Requirements >>
Print the listing as it stands, omitting all images.

Collected data >>
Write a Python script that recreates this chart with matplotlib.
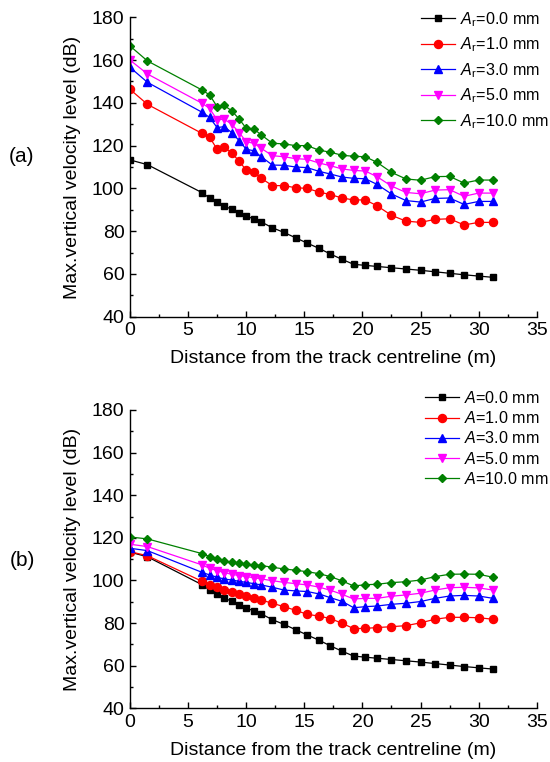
import numpy as np
import matplotlib.pyplot as plt
from matplotlib.ticker import MultipleLocator

plt.rcParams['font.family'] = ['Liberation Sans', 'DejaVu Sans']
plt.rcParams['mathtext.fontset'] = 'custom'
plt.rcParams['mathtext.rm'] = 'Liberation Sans'
plt.rcParams['mathtext.it'] = 'Liberation Sans:italic'

# distance from the track centreline (m)
dist = [0, 1.5, 6.2, 6.85, 7.5, 8.1, 8.75, 9.4, 10.0, 10.65, 11.3, 12.25, 13.25,
        14.25, 15.25, 16.25, 17.25, 18.25, 19.25, 20.25, 21.25, 22.5, 23.75,
        25.0, 26.25, 27.5, 28.75, 30.0, 31.25]

# (a) rail roughness amplitude Ar
a_00 = [113.3, 111.1, 98.0, 95.5, 93.6, 91.8, 90.2, 88.6, 87.1, 85.7, 84.3, 81.6,
        79.4, 76.9, 74.4, 72.0, 69.3, 66.8, 64.5, 64.0, 63.5, 62.9, 62.3, 61.7,
        61.0, 60.3, 59.6, 59.0, 58.4]
a_10 = [146.3, 139.3, 125.7, 123.9, 118.3, 119.2, 116.7, 112.6, 108.6, 107.7,
        104.7, 101.3, 101.3, 100.3, 100.0, 98.3, 97.1, 95.5, 94.6, 94.6, 91.9,
        87.4, 84.7, 84.1, 85.5, 85.8, 82.9, 84.1, 84.1]
a_30 = [156.6, 149.6, 135.6, 133.2, 128.4, 128.9, 126.1, 122.3, 118.3, 117.6,
        114.8, 110.9, 110.8, 110.0, 109.7, 108.0, 106.7, 105.3, 104.7, 104.5,
        101.9, 97.4, 94.3, 93.6, 95.3, 95.5, 92.5, 93.9, 93.9]
a_50 = [160.0, 153.5, 139.8, 137.4, 132.0, 132.4, 130.0, 126.1, 121.8, 121.1,
        118.7, 115.3, 114.8, 113.9, 113.6, 111.9, 110.6, 109.1, 108.4, 108.1,
        105.5, 101.1, 98.1, 97.5, 99.2, 99.4, 96.3, 97.8, 97.8]
a_100 = [166.6, 159.6, 146.0, 143.7, 138.2, 138.8, 136.3, 132.4, 128.1, 127.8,
         125.0, 121.1, 120.8, 120.0, 120.0, 117.9, 116.9, 115.5, 115.0, 114.8,
         112.2, 107.5, 104.4, 103.8, 105.5, 105.6, 102.5, 103.9, 103.9]

# (b) amplitude A
b_00 = a_00
b_10 = [113.5, 111.6, 99.6, 98.0, 96.8, 95.7, 94.6, 93.7, 92.7, 91.8, 90.8, 89.3,
        87.7, 86.0, 84.1, 83.3, 82.1, 79.9, 77.4, 77.5, 77.9, 78.3, 78.8, 80.1,
        81.8, 82.7, 82.7, 82.5, 81.8]
b_30 = [115.1, 114.0, 103.8, 102.6, 101.5, 100.7, 100.2, 99.6, 99.1, 98.5, 97.9,
        96.8, 95.5, 95.1, 94.8, 93.7, 91.9, 90.2, 87.2, 87.7, 88.0, 88.8, 89.3,
        90.1, 91.6, 92.7, 93.0, 92.7, 91.6]
b_50 = [117.0, 115.9, 107.3, 105.7, 104.6, 103.7, 102.9, 102.3, 101.8, 101.3,
        100.7, 99.9, 99.1, 98.5, 97.9, 96.9, 95.4, 93.5, 91.3, 91.6, 91.6, 92.6,
        93.2, 94.0, 95.5, 96.6, 96.8, 96.5, 95.5]
b_100 = [120.4, 119.5, 112.6, 111.2, 109.9, 109.1, 108.5, 108.0, 107.6, 107.3,
         107.0, 106.2, 105.4, 104.8, 104.1, 103.2, 101.8, 99.8, 97.4, 98.0, 98.2,
         99.0, 99.4, 100.2, 101.8, 102.9, 103.0, 102.9, 101.5]

amps = ['0.0', '1.0', '3.0', '5.0', '10.0']
colors = ['black', 'red', 'blue', 'magenta', 'green']
markers = ['s', 'o', '^', 'v', 'D']
msizes = [4.8, 5.8, 6.2, 6.2, 4.4]

W, H = 550, 762
fig = plt.figure(figsize=(W / 100, H / 100), dpi=100)
ax_a = fig.add_axes([130 / W, 1 - 316.7 / H, 406.7 / W, 299.4 / H])
ax_b = fig.add_axes([130 / W, 1 - 708.3 / H, 406.7 / W, 298.3 / H])


def draw(ax, series, sym):
    for ys, amp, c, m, ms in zip(series, amps, colors, markers, msizes):
        ax.plot(dist, ys, color=c, marker=m, markersize=ms, lw=0.9,
                label=sym + '=' + amp + ' mm')
    ax.set_xlim(0, 35)
    ax.set_ylim(40, 180)
    ax.xaxis.set_major_locator(MultipleLocator(5))
    ax.xaxis.set_minor_locator(MultipleLocator(2.5))
    ax.yaxis.set_major_locator(MultipleLocator(20))
    ax.yaxis.set_minor_locator(MultipleLocator(10))
    ax.spines['top'].set_visible(False)
    ax.spines['right'].set_visible(False)
    for s in ('left', 'bottom'):
        ax.spines[s].set_linewidth(1.0)
    ax.tick_params(which='both', direction='in', labelsize=14, width=1.0)
    ax.tick_params(which='major', length=4, pad=4)
    ax.tick_params(which='minor', length=2)
    ax.set_xlabel('Distance from the track centreline (m)', fontsize=14, labelpad=8)
    ax.set_ylabel('Max.vertical velocity level (dB)', fontsize=14, labelpad=8)


draw(ax_a, [a_00, a_10, a_30, a_50, a_100], r'$A_\mathrm{r}$')
draw(ax_b, [b_00, b_10, b_30, b_50, b_100], r'$A$')

ax_a.legend(loc='upper left', bbox_to_anchor=(421 / W, 1 - 10 / H),
            bbox_transform=fig.transFigure, frameon=False, fontsize=11.6,
            borderpad=0, handlelength=2.1, handletextpad=0.35, labelspacing=0.42,
            borderaxespad=0)
ax_b.legend(loc='upper left', bbox_to_anchor=(425 / W, 1 - 390 / H),
            bbox_transform=fig.transFigure, frameon=False, fontsize=11.6,
            borderpad=0, handlelength=2.1, handletextpad=0.35, labelspacing=0.26,
            borderaxespad=0)

fig.text(22 / W, 1 - 157 / H, '(a)', fontsize=15, ha='center', va='center')
fig.text(22 / W, 1 - 560 / H, '(b)', fontsize=15, ha='center', va='center')

fig.savefig('out.png', dpi=100)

Worked answer >>
Write a Python script that recreates this chart with matplotlib.
import numpy as np
import matplotlib.pyplot as plt
from matplotlib.ticker import MultipleLocator

plt.rcParams['font.family'] = ['Liberation Sans', 'DejaVu Sans']
plt.rcParams['mathtext.fontset'] = 'custom'
plt.rcParams['mathtext.rm'] = 'Liberation Sans'
plt.rcParams['mathtext.it'] = 'Liberation Sans:italic'

# distance from the track centreline (m)
dist = [0, 1.5, 6.2, 6.85, 7.5, 8.1, 8.75, 9.4, 10.0, 10.65, 11.3, 12.25, 13.25,
        14.25, 15.25, 16.25, 17.25, 18.25, 19.25, 20.25, 21.25, 22.5, 23.75,
        25.0, 26.25, 27.5, 28.75, 30.0, 31.25]

# (a) rail roughness amplitude Ar
a_00 = [113.3, 111.1, 98.0, 95.5, 93.6, 91.8, 90.2, 88.6, 87.1, 85.7, 84.3, 81.6,
        79.4, 76.9, 74.4, 72.0, 69.3, 66.8, 64.5, 64.0, 63.5, 62.9, 62.3, 61.7,
        61.0, 60.3, 59.6, 59.0, 58.4]
a_10 = [146.3, 139.3, 125.7, 123.9, 118.3, 119.2, 116.7, 112.6, 108.6, 107.7,
        104.7, 101.3, 101.3, 100.3, 100.0, 98.3, 97.1, 95.5, 94.6, 94.6, 91.9,
        87.4, 84.7, 84.1, 85.5, 85.8, 82.9, 84.1, 84.1]
a_30 = [156.6, 149.6, 135.6, 133.2, 128.4, 128.9, 126.1, 122.3, 118.3, 117.6,
        114.8, 110.9, 110.8, 110.0, 109.7, 108.0, 106.7, 105.3, 104.7, 104.5,
        101.9, 97.4, 94.3, 93.6, 95.3, 95.5, 92.5, 93.9, 93.9]
a_50 = [160.0, 153.5, 139.8, 137.4, 132.0, 132.4, 130.0, 126.1, 121.8, 121.1,
        118.7, 115.3, 114.8, 113.9, 113.6, 111.9, 110.6, 109.1, 108.4, 108.1,
        105.5, 101.1, 98.1, 97.5, 99.2, 99.4, 96.3, 97.8, 97.8]
a_100 = [166.6, 159.6, 146.0, 143.7, 138.2, 138.8, 136.3, 132.4, 128.1, 127.8,
         125.0, 121.1, 120.8, 120.0, 120.0, 117.9, 116.9, 115.5, 115.0, 114.8,
         112.2, 107.5, 104.4, 103.8, 105.5, 105.6, 102.5, 103.9, 103.9]

# (b) amplitude A
b_00 = a_00
b_10 = [113.5, 111.6, 99.6, 98.0, 96.8, 95.7, 94.6, 93.7, 92.7, 91.8, 90.8, 89.3,
        87.7, 86.0, 84.1, 83.3, 82.1, 79.9, 77.4, 77.5, 77.9, 78.3, 78.8, 80.1,
        81.8, 82.7, 82.7, 82.5, 81.8]
b_30 = [115.1, 114.0, 103.8, 102.6, 101.5, 100.7, 100.2, 99.6, 99.1, 98.5, 97.9,
        96.8, 95.5, 95.1, 94.8, 93.7, 91.9, 90.2, 87.2, 87.7, 88.0, 88.8, 89.3,
        90.1, 91.6, 92.7, 93.0, 92.7, 91.6]
b_50 = [117.0, 115.9, 107.3, 105.7, 104.6, 103.7, 102.9, 102.3, 101.8, 101.3,
        100.7, 99.9, 99.1, 98.5, 97.9, 96.9, 95.4, 93.5, 91.3, 91.6, 91.6, 92.6,
        93.2, 94.0, 95.5, 96.6, 96.8, 96.5, 95.5]
b_100 = [120.4, 119.5, 112.6, 111.2, 109.9, 109.1, 108.5, 108.0, 107.6, 107.3,
         107.0, 106.2, 105.4, 104.8, 104.1, 103.2, 101.8, 99.8, 97.4, 98.0, 98.2,
         99.0, 99.4, 100.2, 101.8, 102.9, 103.0, 102.9, 101.5]

amps = ['0.0', '1.0', '3.0', '5.0', '10.0']
colors = ['black', 'red', 'blue', 'magenta', 'green']
markers = ['s', 'o', '^', 'v', 'D']
msizes = [4.8, 5.8, 6.2, 6.2, 4.4]

W, H = 550, 762
fig = plt.figure(figsize=(W / 100, H / 100), dpi=100)
ax_a = fig.add_axes([130 / W, 1 - 316.7 / H, 406.7 / W, 299.4 / H])
ax_b = fig.add_axes([130 / W, 1 - 708.3 / H, 406.7 / W, 298.3 / H])


def draw(ax, series, sym):
    for ys, amp, c, m, ms in zip(series, amps, colors, markers, msizes):
        ax.plot(dist, ys, color=c, marker=m, markersize=ms, lw=0.9,
                label=sym + '=' + amp + ' mm')
    ax.set_xlim(0, 35)
    ax.set_ylim(40, 180)
    ax.xaxis.set_major_locator(MultipleLocator(5))
    ax.xaxis.set_minor_locator(MultipleLocator(2.5))
    ax.yaxis.set_major_locator(MultipleLocator(20))
    ax.yaxis.set_minor_locator(MultipleLocator(10))
    ax.spines['top'].set_visible(False)
    ax.spines['right'].set_visible(False)
    for s in ('left', 'bottom'):
        ax.spines[s].set_linewidth(1.0)
    ax.tick_params(which='both', direction='in', labelsize=14, width=1.0)
    ax.tick_params(which='major', length=4, pad=4)
    ax.tick_params(which='minor', length=2)
    ax.set_xlabel('Distance from the track centreline (m)', fontsize=14, labelpad=8)
    ax.set_ylabel('Max.vertical velocity level (dB)', fontsize=14, labelpad=8)


draw(ax_a, [a_00, a_10, a_30, a_50, a_100], r'$A_\mathrm{r}$')
draw(ax_b, [b_00, b_10, b_30, b_50, b_100], r'$A$')

ax_a.legend(loc='upper left', bbox_to_anchor=(421 / W, 1 - 10 / H),
            bbox_transform=fig.transFigure, frameon=False, fontsize=11.6,
            borderpad=0, handlelength=2.1, handletextpad=0.35, labelspacing=0.42,
            borderaxespad=0)
ax_b.legend(loc='upper left', bbox_to_anchor=(425 / W, 1 - 390 / H),
            bbox_transform=fig.transFigure, frameon=False, fontsize=11.6,
            borderpad=0, handlelength=2.1, handletextpad=0.35, labelspacing=0.26,
            borderaxespad=0)

fig.text(22 / W, 1 - 157 / H, '(a)', fontsize=15, ha='center', va='center')
fig.text(22 / W, 1 - 560 / H, '(b)', fontsize=15, ha='center', va='center')

fig.savefig('out.png', dpi=100)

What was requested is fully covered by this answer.